Updated: You know things are bad when AOL’s search business looks better than yours. That’s the position in which Yahoo finds itself. The company said in a securities filing yesterday that it has lost a lucrative search-advertising deal with South Korea’s largest search engine, which some analysts say could carve as much as 10 percent off Yahoo’s gross revenue. Meanwhile, AOL today signed a deal with Google to extend its existing search partnership for five years, and the new arrangement will also expand the services — and potentially the revenue — that it gets from the search giant.

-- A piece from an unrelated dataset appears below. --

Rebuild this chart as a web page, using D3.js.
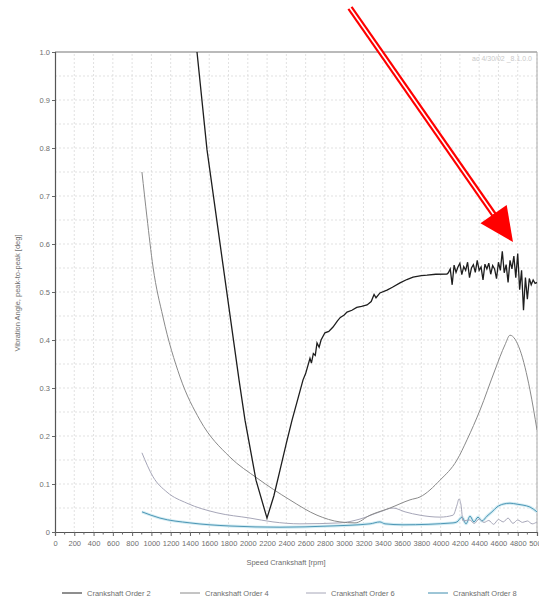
<!DOCTYPE html>
<head>
    <meta charset="utf-8" />
    <script src="https://d3js.org/d3.v7.min.js"></script>
    <style>
        body { margin: 0; background: #fff; }
        text { font-family: "Liberation Sans Narrow", "Liberation Sans", sans-serif; }
    </style>
    <title>Crankshaft orders</title>
</head>

<body>
    <script>
        // --- data: [rpm, deg] ---
        var order2 = [[1438,1.07],[1473,1.0],[1577,0.796],[1743,0.556],[1909,0.317],[1971,0.233],[2085,0.108],[2199,0.029],
            [2270,0.075],[2334,0.129],[2400,0.185],[2459,0.233],[2520,0.278],[2573,0.317],[2600,0.33],[2645,0.362],[2660,0.352],
            [2680,0.372],[2700,0.368],[2718,0.394],[2740,0.385],[2760,0.40],[2800,0.415],[2840,0.418],[2884,0.427],[2930,0.44],
            [2960,0.447],[3000,0.452],[3029,0.458],[3080,0.462],[3130,0.468],[3180,0.47],[3237,0.473],[3280,0.48],[3310,0.495],
            [3330,0.488],[3371,0.498],[3444,0.504],[3500,0.51],[3579,0.519],[3650,0.526],[3714,0.531],[3800,0.534],[3859,0.535],
            [3950,0.537],[4066,0.5375],
            [4080,0.540],[4100,0.548],[4120,0.515],[4140,0.556],[4160,0.541],[4180,0.552],[4200,0.560],[4220,0.536],[4240,0.553],
            [4260,0.545],[4280,0.562],[4300,0.530],[4320,0.550],[4340,0.557],[4360,0.541],[4380,0.566],[4400,0.545],[4420,0.552],
            [4440,0.525],[4460,0.558],[4480,0.548],[4500,0.560],[4520,0.537],[4540,0.555],[4560,0.548],[4580,0.528],[4600,0.562],
            [4620,0.545],[4640,0.585],[4660,0.540],[4680,0.557],[4700,0.520],[4720,0.566],[4740,0.548],[4760,0.575],[4780,0.530],
            [4800,0.580],[4820,0.505],[4840,0.545],[4860,0.462],[4880,0.530],[4900,0.485],[4920,0.528],[4940,0.515],[4960,0.525],
            [4980,0.518],[5000,0.520]];

        var order4 = [[902,0.75],[954,0.656],[1017,0.552],[1120,0.448],[1297,0.323],[1504,0.233],[1815,0.156],[2095,0.1125],
            [2438,0.0667],[2718,0.035],[2956,0.021],[3112,0.019],[3268,0.035],[3475,0.05],[3683,0.067],[3786,0.073],[3994,0.108],
            [4170,0.15],[4274,0.192],[4409,0.254],[4564,0.3375],[4668,0.39],[4720,0.41],[4824,0.379],[4927,0.296],[5000,0.2125]];

        var order6 = [[902,0.165],[1017,0.115],[1162,0.083],[1369,0.060],[1680,0.040],[2023,0.029],[2261,0.021],[2541,0.017],
            [2956,0.019],[3164,0.027],[3371,0.042],[3506,0.05],[3631,0.042],[3786,0.035],[3994,0.031],[4129,0.035],[4170,0.056],
            [4191,0.069],[4212,0.056],[4232,0.023],[4300,0.025],[4350,0.018],[4400,0.027],[4450,0.02],[4500,0.024],[4550,0.016],
            [4600,0.026],[4650,0.021],[4700,0.029],[4750,0.018],[4800,0.025],[4850,0.02],[4900,0.023],[4950,0.017],[5000,0.021]];

        var order8 = [[902,0.042],[1089,0.029],[1400,0.019],[1815,0.0125],[2334,0.010],[2853,0.0125],[3268,0.017],[3371,0.021],
            [3423,0.017],[3610,0.015],[4129,0.019],[4170,0.021],[4222,0.031],[4264,0.017],[4305,0.033],[4346,0.021],[4388,0.031],
            [4429,0.023],[4481,0.033],[4533,0.042],[4585,0.052],[4647,0.058],[4720,0.06],[4793,0.058],[4855,0.056],[4927,0.052],
            [5000,0.042]];

        var seriesNames = ["Crankshaft Order 2", "Crankshaft Order 4", "Crankshaft Order 6", "Crankshaft Order 8"];
        var seriesColors = ["#1e1e1e", "#8a8a8a", "#a6a6b8", "#3d8cae"];
        var xTicks = d3.range(0, 5001, 200);
        var yTicks = d3.range(0, 1.01, 0.1);
        // arrow annotation, in data units (start outside the plot, tip near the noisy peak)
        var arrowFrom = [3060, 1.092], arrowTo = [4751, 0.604];

        var width = 539, height = 601;
        var textColor = "#6e6e6e";
        var svg = d3.select("body").append("svg").attr("width", width).attr("height", height);

        var x = d3.scaleLinear().domain([0, 5000]).range([55, 537]);
        var y = d3.scaleLinear().domain([0, 1]).range([532, 52]);

        svg.append("clipPath").attr("id", "plot")
            .append("rect").attr("x", 55).attr("y", 52).attr("width", 482).attr("height", 480);

        // grid
        var grid = svg.append("g").attr("stroke", "#d9d9d9").attr("stroke-dasharray", "2,2").attr("stroke-width", 0.8);
        grid.selectAll(".gx").data(xTicks.slice(1)).join("line")
            .attr("x1", d => x(d)).attr("x2", d => x(d)).attr("y1", y(0)).attr("y2", y(1));
        grid.selectAll(".gy").data(d3.range(0.05, 1.0, 0.05)).join("line")
            .attr("x1", x(0)).attr("x2", x(5000)).attr("y1", d => y(d)).attr("y2", d => y(d));

        // frame
        svg.append("line").attr("x1", x(0)).attr("x2", x(5000)).attr("y1", y(1)).attr("y2", y(1))
            .attr("stroke", "#777").attr("stroke-width", 1.2);
        svg.append("line").attr("x1", x(5000)).attr("x2", x(5000)).attr("y1", y(1)).attr("y2", y(0))
            .attr("stroke", "#aaa");

        // axes
        var yAxis = svg.append("g").attr("transform", "translate(" + x(0) + ",0)")
            .call(d3.axisLeft(y).tickValues(yTicks).tickSize(3)
                .tickFormat(d => d === 0 ? "0" : d3.format(".1f")(d)));
        var xAxis = svg.append("g").attr("transform", "translate(0," + y(0) + ")")
            .call(d3.axisBottom(x).tickValues(xTicks).tickSize(4).tickFormat(d3.format("d")));
        xAxis.selectAll(".minor").data(d3.range(100, 5000, 200)).join("line")
            .attr("x1", d => x(d)).attr("x2", d => x(d)).attr("y1", 0).attr("y2", 2.5).attr("stroke", "#666");
        [yAxis, xAxis].forEach(a => {
            a.select(".domain").attr("stroke", "#555").attr("stroke-width", 1.2);
            a.selectAll(".tick line").attr("stroke", "#666");
            a.selectAll(".tick text").attr("font-size", 7.5).style("fill", textColor)
                .attr("font-family", "'Liberation Sans Narrow', 'Liberation Sans', sans-serif");
        });
        yAxis.selectAll(".tick text").attr("x", -5);
        xAxis.selectAll(".tick text").attr("y", 9);

        // lines
        var line = d3.line().x(d => x(d[0])).y(d => y(d[1]));
        var smooth = d3.line().x(d => x(d[0])).y(d => y(d[1])).curve(d3.curveMonotoneX);
        var plot = svg.append("g").attr("clip-path", "url(#plot)").attr("fill", "none");
        plot.append("path").datum(order8).attr("d", smooth).attr("stroke", "#d3ecf3").attr("stroke-width", 3);
        plot.append("path").datum(order8).attr("d", smooth).attr("stroke", seriesColors[3]).attr("stroke-width", 0.9);
        plot.append("path").datum(order6).attr("d", smooth).attr("stroke", seriesColors[2]).attr("stroke-width", 1);
        plot.append("path").datum(order4).attr("d", smooth).attr("stroke", seriesColors[1]).attr("stroke-width", 1);
        plot.append("path").datum(order2).attr("d", line).attr("stroke", seriesColors[0]).attr("stroke-width", 1.3);

        // faint stamp, top right
        svg.append("text").attr("x", 532).attr("y", 61).attr("text-anchor", "end")
            .attr("font-size", 7).style("fill", "#c9c9c9").text("ac 4/30/02 _8.1.0.0");

        // axis titles
        svg.append("text").attr("x", x(2500) - 10).attr("y", 565).attr("text-anchor", "middle")
            .attr("font-size", 7.5).style("fill", textColor).text("Speed Crankshaft [rpm]");
        svg.append("text").attr("transform", "translate(20,293) rotate(-90)").attr("text-anchor", "middle")
            .attr("font-size", 7.5).style("fill", textColor).text("Vibration Angle, peak-to-peak [deg]");

        // legend
        var legendX = [62, 180, 306, 428];
        var legend = svg.selectAll(".leg").data(seriesNames).join("g")
            .attr("transform", (d, i) => "translate(" + legendX[i] + ",593)");
        legend.append("line").attr("x1", 0).attr("x2", 20).attr("y1", 0).attr("y2", 0)
            .attr("stroke", (d, i) => seriesColors[i]).attr("stroke-width", 1);
        legend.append("text").attr("x", 25).attr("y", 2.5).attr("font-size", 7.5)
            .style("fill", textColor).text(d => d);

        // red arrow
        var p0 = [x(arrowFrom[0]), y(arrowFrom[1])], p1 = [x(arrowTo[0]), y(arrowTo[1])];
        var dx = p1[0] - p0[0], dy = p1[1] - p0[1], len = Math.hypot(dx, dy);
        var ux = dx / len, uy = dy / len, headLen = 34, headHalf = 16;
        var base = [p1[0] - ux * headLen, p1[1] - uy * headLen];
        svg.append("line").attr("x1", p0[0]).attr("y1", p0[1]).attr("x2", base[0] + ux * 2).attr("y2", base[1] + uy * 2)
            .attr("stroke", "#ff0000").attr("stroke-width", 6);
        svg.append("line").attr("x1", p0[0] - ux * 2).attr("y1", p0[1] - uy * 2).attr("x2", base[0]).attr("y2", base[1])
            .attr("stroke", "#fff").attr("stroke-width", 1.6);
        svg.append("polygon").attr("fill", "#ff0000")
            .attr("points", [
                [p1[0], p1[1]],
                [base[0] - uy * headHalf, base[1] + ux * headHalf],
                [base[0] + uy * headHalf, base[1] - ux * headHalf]
            ].map(p => p.join(",")).join(" "));
    </script>
</body>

In addition to search and keyword-related advertising, the new AOL-Google deal includes a mobile partnership for the first time, and AOL has agreed to distribute its video content through YouTube, as Ryan noted in a post at NewTeeVee. There was some speculation that AOL might look elsewhere for a search partner after its arrangement with Google expired, which it was scheduled to do in December. AOL originally signed the deal with Google in 2002, after the search company agreed to invest $1 billion in the former Time Warner entity in return for a 5-percent stake. The extension involves no further investment by Google (which wrote off most of the previous investment).
The fact that AOL’s chief executive, Tim Armstrong, helped negotiate the previous deal while he was at Google (he’s the former head of U.S. sales at the company) probably helped cement the new partnership. Armstrong told PaidContent in an interview that the new deal should make the portal’s search traffic more lucrative — something the company desperately needs, since the volume of that traffic is declining as the service continues to lose subscribers, and AOL’s overall revenue declines along with it.
Yahoo — which recently signed a partnership deal with Microsoft to use its Bing search as the default for Yahoo’s properties — may be doing better than AOL when it comes to overall revenues, but its search-advertising business will take a hit with the loss of the contract with South Korea’s NHN, which has 65 percent of the search market in that country. According to UBS Securities analyst Brian Pitz, the loss of the South Korean search-ad deal could cut Yahoo’s gross revenue by about 8 percent, while another securities analyst estimated gross revenues could be chopped by as much as 10 percent (Update: A Yahoo representative emailed to point out that the deal with NHN represented “less than 1 percent of Yahoo!’s gross profit in the first half of 2010″).
The Yahoo-Microsoft partnership took another hit earlier this year when Yahoo Japan — which is partially owned by the U.S. web portal — dropped Microsoft and signed a search deal with Google. While it may not be strictly apples and oranges to compare Yahoo’s loss of the South Korean arrangement with AOL’s partnership with Google, one thing seems fairly obvious: at least in the short term, search revenue at Yahoo looks to be going down, while AOL’s search business looks to be getting better — or at least to be slowing its gradual decline.